- _Problem description_: Take every line that has the string "chart" and copy it out.

- _Data extract_:
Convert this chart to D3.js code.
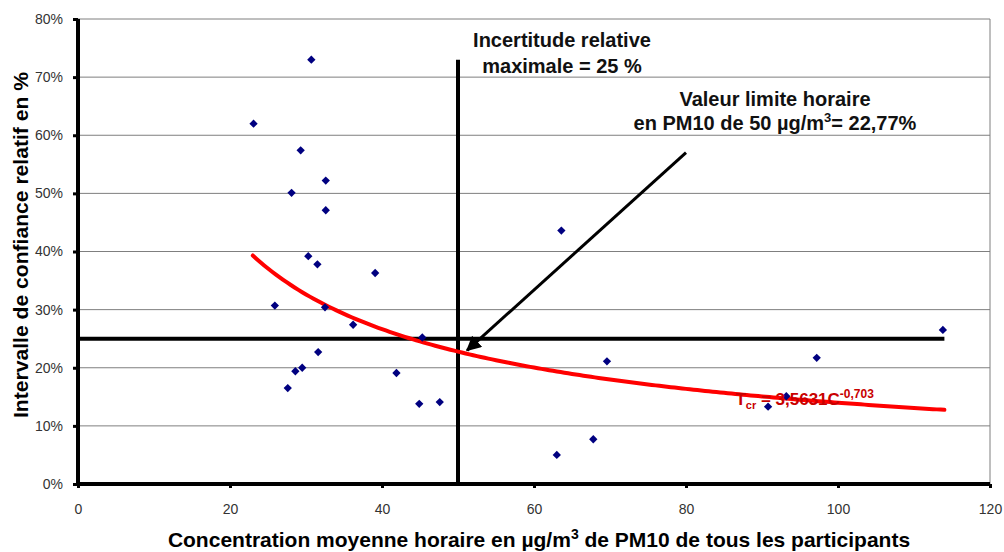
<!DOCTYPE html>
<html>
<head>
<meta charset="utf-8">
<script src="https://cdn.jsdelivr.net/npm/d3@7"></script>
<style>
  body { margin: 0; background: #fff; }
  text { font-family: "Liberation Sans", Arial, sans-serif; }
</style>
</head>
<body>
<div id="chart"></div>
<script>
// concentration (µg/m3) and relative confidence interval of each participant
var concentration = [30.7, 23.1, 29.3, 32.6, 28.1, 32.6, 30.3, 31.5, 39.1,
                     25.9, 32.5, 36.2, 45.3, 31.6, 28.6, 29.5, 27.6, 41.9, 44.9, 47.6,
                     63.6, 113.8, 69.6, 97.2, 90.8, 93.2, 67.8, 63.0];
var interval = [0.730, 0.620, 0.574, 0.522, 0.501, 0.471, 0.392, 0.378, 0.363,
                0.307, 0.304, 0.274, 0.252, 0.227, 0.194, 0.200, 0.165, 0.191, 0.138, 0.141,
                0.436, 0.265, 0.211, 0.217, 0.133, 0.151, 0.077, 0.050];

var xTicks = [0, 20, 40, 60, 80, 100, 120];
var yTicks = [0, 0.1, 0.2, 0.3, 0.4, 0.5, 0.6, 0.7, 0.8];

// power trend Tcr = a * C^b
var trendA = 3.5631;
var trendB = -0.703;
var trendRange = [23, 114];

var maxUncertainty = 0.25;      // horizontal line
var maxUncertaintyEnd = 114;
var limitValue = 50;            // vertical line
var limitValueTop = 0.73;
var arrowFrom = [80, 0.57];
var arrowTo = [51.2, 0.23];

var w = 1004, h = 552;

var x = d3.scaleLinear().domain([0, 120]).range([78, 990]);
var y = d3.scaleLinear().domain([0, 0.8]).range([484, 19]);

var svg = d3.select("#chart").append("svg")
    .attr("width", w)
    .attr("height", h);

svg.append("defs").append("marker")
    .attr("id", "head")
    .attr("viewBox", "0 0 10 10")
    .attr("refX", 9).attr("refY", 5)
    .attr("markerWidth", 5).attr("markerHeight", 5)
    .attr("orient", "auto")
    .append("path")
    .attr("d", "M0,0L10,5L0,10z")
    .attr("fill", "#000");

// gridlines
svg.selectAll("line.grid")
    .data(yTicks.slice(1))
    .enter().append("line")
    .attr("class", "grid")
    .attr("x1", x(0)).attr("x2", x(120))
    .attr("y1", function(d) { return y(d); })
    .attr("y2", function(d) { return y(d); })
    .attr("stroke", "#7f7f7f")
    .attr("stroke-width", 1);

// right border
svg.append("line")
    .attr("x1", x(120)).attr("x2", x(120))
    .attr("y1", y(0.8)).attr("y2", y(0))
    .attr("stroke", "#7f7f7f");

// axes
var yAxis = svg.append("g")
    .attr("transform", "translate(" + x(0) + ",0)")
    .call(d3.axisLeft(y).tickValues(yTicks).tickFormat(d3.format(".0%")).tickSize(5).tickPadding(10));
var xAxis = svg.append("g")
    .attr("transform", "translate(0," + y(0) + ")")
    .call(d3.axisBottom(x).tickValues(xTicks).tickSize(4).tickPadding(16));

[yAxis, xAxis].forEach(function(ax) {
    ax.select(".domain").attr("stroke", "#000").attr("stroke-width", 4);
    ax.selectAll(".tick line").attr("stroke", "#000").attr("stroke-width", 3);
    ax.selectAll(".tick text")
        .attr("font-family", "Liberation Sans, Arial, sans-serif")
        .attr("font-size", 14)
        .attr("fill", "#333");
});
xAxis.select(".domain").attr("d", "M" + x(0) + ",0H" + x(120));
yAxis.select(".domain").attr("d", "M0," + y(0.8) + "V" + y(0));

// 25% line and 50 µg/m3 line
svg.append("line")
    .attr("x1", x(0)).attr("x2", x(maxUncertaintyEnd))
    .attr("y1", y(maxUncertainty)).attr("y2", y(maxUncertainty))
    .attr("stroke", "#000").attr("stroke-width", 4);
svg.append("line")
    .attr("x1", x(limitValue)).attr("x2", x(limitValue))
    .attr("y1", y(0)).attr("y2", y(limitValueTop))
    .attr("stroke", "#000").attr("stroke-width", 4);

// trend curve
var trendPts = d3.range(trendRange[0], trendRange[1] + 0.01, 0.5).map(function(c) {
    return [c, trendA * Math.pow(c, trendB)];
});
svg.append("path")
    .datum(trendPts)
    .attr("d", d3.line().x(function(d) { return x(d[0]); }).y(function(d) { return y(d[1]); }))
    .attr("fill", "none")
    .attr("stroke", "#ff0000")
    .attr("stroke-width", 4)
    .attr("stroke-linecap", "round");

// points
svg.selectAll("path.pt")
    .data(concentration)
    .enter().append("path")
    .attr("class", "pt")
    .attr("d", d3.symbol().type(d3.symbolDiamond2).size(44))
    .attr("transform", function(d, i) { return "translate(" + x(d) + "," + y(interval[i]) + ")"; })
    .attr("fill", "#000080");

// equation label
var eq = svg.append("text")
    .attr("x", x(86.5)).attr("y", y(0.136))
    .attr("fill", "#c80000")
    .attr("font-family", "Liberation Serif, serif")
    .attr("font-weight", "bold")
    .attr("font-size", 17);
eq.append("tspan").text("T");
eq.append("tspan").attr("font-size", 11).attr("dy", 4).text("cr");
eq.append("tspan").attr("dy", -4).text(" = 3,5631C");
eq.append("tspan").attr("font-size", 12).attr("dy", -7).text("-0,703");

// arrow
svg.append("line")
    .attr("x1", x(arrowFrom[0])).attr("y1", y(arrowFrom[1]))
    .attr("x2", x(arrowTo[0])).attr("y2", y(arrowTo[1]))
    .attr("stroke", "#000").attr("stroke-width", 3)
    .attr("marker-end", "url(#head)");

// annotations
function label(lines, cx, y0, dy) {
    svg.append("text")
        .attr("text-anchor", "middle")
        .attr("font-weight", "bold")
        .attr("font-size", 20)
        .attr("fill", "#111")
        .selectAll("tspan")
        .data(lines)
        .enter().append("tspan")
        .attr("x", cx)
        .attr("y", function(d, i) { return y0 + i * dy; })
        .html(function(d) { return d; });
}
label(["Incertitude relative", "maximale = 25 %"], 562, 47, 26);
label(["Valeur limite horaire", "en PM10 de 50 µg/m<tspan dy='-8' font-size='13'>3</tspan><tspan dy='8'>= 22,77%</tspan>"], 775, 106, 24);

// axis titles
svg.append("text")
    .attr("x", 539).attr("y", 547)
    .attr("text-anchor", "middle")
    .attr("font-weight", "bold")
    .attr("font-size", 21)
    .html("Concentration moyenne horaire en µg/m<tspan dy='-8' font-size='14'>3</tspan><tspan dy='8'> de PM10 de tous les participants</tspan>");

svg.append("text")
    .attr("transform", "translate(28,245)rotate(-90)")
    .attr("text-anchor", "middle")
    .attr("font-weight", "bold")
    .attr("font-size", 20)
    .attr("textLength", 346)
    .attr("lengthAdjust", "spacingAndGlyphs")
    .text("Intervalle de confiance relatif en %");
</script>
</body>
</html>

- _Solution to this problem_:
Convert this chart to D3.js code.
<div id="chart"></div>
var svg = d3.select("#chart").append("svg")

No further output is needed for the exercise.